_Exercise task_:
Set down word for word the lines running from the line with "Emit a Python" to the line with "import plotly.graph_objects as go", ends included. Skip every picture.

_Supplied data_:

# # # # #

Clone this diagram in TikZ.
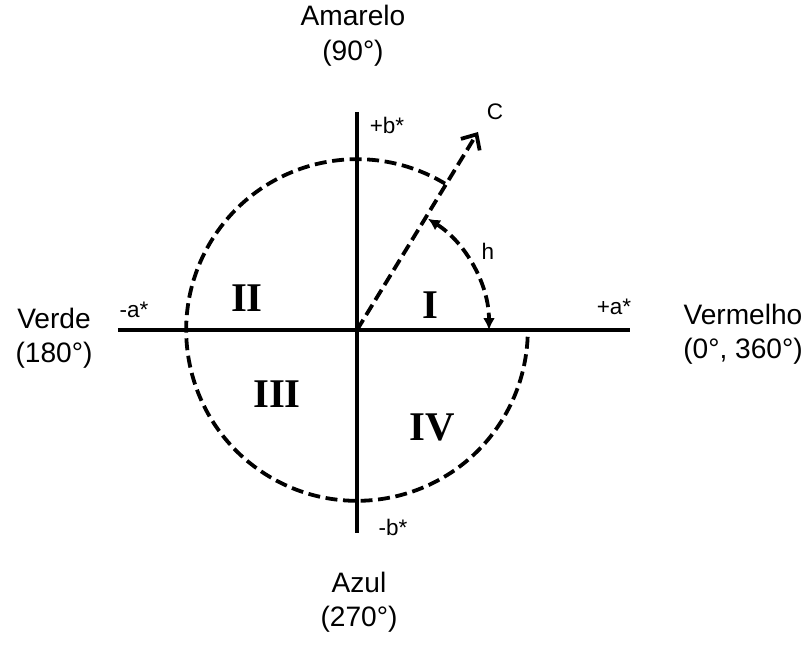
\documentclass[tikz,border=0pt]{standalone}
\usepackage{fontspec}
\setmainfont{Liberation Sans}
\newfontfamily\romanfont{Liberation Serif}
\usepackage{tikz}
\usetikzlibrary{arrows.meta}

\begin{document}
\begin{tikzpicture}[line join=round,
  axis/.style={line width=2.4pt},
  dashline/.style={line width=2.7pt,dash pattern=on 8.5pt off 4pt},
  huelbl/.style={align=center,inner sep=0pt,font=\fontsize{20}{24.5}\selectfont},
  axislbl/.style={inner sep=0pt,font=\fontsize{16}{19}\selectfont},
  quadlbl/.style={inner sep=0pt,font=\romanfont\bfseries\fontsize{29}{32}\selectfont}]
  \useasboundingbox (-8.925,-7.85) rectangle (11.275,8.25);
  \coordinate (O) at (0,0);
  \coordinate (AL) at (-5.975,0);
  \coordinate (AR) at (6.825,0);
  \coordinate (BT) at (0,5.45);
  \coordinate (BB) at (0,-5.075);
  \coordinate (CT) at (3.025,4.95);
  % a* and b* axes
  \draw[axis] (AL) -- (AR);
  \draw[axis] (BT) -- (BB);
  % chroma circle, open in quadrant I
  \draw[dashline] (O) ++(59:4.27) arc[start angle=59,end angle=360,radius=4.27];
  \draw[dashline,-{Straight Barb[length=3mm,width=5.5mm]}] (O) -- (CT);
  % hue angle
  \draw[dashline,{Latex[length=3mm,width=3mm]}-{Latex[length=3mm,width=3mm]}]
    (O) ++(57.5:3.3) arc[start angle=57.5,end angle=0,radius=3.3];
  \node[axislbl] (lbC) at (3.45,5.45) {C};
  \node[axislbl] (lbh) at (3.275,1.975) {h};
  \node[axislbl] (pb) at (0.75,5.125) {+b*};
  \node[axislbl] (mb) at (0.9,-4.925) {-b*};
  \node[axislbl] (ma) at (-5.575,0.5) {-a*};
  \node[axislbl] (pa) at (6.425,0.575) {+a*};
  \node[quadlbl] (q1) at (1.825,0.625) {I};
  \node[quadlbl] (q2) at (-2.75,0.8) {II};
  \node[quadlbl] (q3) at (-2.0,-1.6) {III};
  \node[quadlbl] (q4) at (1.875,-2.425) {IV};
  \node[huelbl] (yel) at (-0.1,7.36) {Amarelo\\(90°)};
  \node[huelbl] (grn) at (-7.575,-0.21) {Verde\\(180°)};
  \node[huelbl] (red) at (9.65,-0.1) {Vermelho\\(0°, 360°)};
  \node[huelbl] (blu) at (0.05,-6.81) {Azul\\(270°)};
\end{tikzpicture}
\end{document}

# # # # #

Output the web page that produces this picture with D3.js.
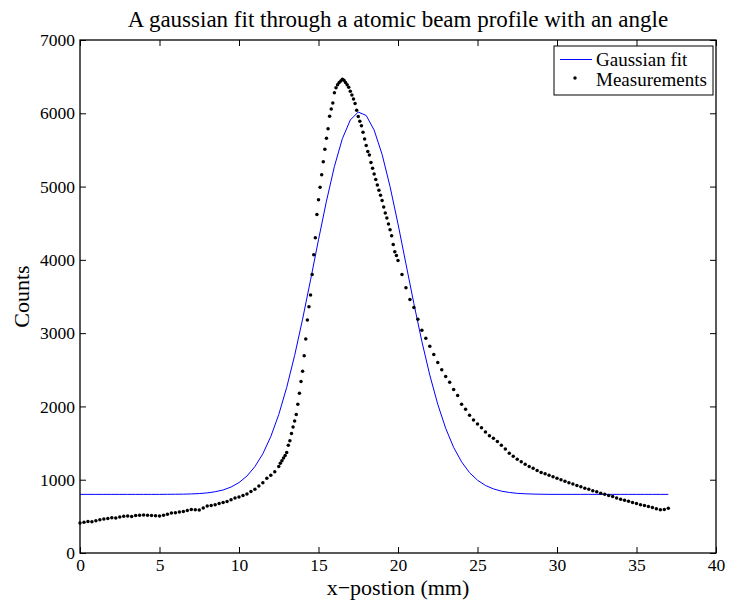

# # # # #

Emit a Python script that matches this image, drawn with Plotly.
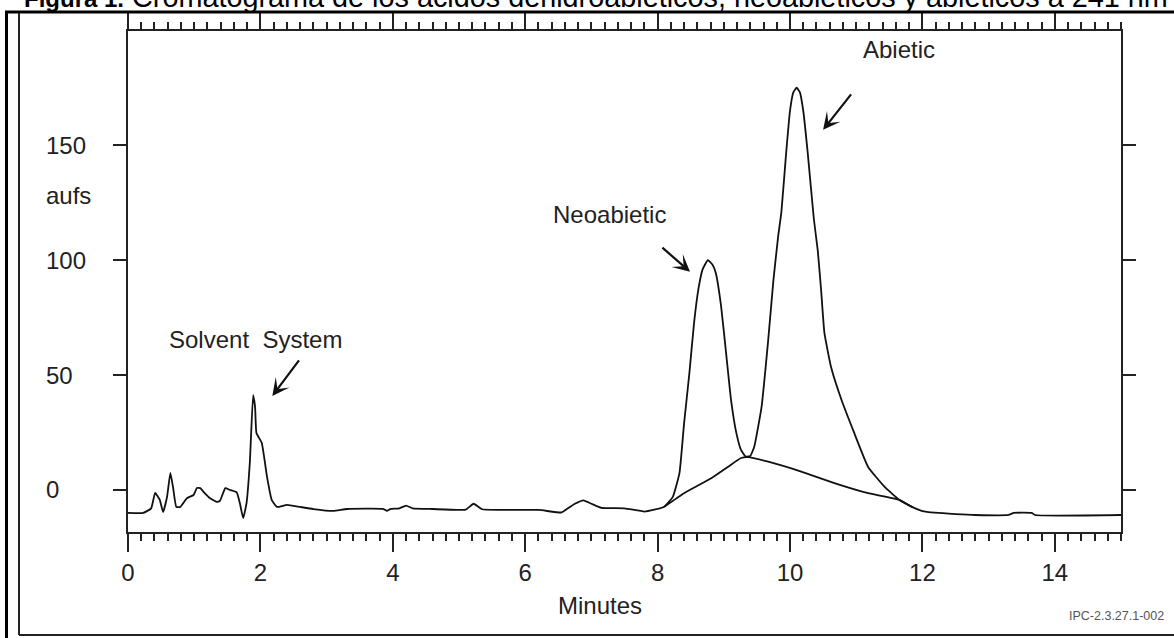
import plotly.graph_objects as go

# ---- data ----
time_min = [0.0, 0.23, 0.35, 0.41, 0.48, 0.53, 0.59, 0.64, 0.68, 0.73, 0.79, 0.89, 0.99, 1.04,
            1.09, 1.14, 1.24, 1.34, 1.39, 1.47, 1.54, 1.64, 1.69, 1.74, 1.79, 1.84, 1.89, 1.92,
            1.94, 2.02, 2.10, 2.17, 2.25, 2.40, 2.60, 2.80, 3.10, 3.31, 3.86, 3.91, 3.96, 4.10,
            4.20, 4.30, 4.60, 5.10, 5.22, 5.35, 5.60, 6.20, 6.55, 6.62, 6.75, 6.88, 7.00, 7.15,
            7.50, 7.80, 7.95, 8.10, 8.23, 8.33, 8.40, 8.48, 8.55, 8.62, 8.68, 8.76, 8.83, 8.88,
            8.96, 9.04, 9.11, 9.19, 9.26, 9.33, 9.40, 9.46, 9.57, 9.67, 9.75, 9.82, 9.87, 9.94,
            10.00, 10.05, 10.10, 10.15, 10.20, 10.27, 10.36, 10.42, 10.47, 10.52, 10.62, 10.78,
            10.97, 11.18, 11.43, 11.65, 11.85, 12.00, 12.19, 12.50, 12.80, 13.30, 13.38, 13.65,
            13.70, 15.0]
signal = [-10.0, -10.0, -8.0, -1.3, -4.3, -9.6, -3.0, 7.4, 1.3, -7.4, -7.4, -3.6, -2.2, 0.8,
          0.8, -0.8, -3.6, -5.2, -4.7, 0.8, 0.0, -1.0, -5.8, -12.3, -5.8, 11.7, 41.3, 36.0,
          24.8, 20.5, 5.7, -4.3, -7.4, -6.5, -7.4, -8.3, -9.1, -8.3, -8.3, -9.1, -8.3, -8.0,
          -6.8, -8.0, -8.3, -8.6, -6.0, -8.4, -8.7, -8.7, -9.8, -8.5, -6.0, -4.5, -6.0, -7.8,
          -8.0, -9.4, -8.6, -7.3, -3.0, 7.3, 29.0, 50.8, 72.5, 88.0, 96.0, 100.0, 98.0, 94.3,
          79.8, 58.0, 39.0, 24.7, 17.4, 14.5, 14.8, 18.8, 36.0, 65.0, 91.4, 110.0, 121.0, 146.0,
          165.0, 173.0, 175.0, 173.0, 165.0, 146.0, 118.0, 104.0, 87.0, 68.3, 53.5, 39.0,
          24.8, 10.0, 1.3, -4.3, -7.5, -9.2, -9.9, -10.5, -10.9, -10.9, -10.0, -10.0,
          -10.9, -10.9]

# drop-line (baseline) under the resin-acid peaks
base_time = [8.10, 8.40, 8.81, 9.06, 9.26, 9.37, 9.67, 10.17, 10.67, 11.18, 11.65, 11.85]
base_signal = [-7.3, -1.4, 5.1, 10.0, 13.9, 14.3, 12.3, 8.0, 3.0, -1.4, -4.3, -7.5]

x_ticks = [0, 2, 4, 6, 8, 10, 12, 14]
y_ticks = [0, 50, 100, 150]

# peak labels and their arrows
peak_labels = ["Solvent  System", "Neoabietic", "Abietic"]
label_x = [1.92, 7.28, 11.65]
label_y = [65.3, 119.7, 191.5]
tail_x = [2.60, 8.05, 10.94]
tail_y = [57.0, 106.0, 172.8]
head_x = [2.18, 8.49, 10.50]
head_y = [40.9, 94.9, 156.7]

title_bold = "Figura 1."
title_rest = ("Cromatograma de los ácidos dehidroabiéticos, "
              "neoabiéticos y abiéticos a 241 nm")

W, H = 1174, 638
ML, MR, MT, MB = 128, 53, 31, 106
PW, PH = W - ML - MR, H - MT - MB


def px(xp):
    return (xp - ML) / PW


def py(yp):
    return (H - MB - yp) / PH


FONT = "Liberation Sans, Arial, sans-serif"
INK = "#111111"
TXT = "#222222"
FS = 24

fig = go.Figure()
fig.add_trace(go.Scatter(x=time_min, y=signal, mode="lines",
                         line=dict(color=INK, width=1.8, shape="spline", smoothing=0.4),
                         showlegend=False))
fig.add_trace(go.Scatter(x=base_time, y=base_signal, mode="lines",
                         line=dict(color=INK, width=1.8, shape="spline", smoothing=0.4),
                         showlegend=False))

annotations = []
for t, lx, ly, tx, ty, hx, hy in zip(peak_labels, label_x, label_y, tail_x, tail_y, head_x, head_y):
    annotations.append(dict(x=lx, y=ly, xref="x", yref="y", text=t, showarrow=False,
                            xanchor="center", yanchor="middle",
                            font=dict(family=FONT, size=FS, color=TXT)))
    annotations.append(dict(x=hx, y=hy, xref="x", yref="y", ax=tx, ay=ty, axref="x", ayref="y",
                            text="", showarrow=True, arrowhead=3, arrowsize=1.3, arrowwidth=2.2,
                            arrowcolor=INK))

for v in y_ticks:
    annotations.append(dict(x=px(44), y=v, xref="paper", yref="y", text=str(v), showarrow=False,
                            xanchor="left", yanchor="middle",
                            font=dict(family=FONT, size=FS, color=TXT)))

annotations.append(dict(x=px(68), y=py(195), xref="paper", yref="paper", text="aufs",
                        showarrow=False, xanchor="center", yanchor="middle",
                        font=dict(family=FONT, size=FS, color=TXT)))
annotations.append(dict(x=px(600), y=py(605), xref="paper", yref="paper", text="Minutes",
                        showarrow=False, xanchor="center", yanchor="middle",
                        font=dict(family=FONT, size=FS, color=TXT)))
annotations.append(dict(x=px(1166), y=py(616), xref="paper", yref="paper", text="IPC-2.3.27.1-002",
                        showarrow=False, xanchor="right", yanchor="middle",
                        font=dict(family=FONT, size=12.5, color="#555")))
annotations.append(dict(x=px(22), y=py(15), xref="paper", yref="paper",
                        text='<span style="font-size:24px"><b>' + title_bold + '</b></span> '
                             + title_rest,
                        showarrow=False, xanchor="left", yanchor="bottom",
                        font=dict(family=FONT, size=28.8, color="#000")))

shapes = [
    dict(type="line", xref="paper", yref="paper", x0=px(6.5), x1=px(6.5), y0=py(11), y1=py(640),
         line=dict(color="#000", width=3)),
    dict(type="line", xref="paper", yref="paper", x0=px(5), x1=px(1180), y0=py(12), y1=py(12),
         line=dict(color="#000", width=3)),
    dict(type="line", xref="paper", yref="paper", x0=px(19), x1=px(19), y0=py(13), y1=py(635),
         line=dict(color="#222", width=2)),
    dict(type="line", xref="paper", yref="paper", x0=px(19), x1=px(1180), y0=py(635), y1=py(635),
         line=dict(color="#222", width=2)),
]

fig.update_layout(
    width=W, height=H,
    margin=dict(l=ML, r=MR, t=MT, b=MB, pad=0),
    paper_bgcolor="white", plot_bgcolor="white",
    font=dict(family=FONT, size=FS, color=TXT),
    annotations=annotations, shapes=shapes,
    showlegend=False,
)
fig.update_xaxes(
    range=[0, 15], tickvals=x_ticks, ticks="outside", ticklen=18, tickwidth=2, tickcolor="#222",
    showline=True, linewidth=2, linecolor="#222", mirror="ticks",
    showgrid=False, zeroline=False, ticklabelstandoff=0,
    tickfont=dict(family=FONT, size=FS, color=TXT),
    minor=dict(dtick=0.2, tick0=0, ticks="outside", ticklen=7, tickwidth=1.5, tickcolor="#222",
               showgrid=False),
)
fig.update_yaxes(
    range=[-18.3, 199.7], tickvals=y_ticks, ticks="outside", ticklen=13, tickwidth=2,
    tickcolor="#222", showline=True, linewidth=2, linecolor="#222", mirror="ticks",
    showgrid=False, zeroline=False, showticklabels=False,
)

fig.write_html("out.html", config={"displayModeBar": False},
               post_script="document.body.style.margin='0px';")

# # # # #

_Worked answer_:
Emit a Python script that matches this image, drawn with Plotly.
import plotly.graph_objects as go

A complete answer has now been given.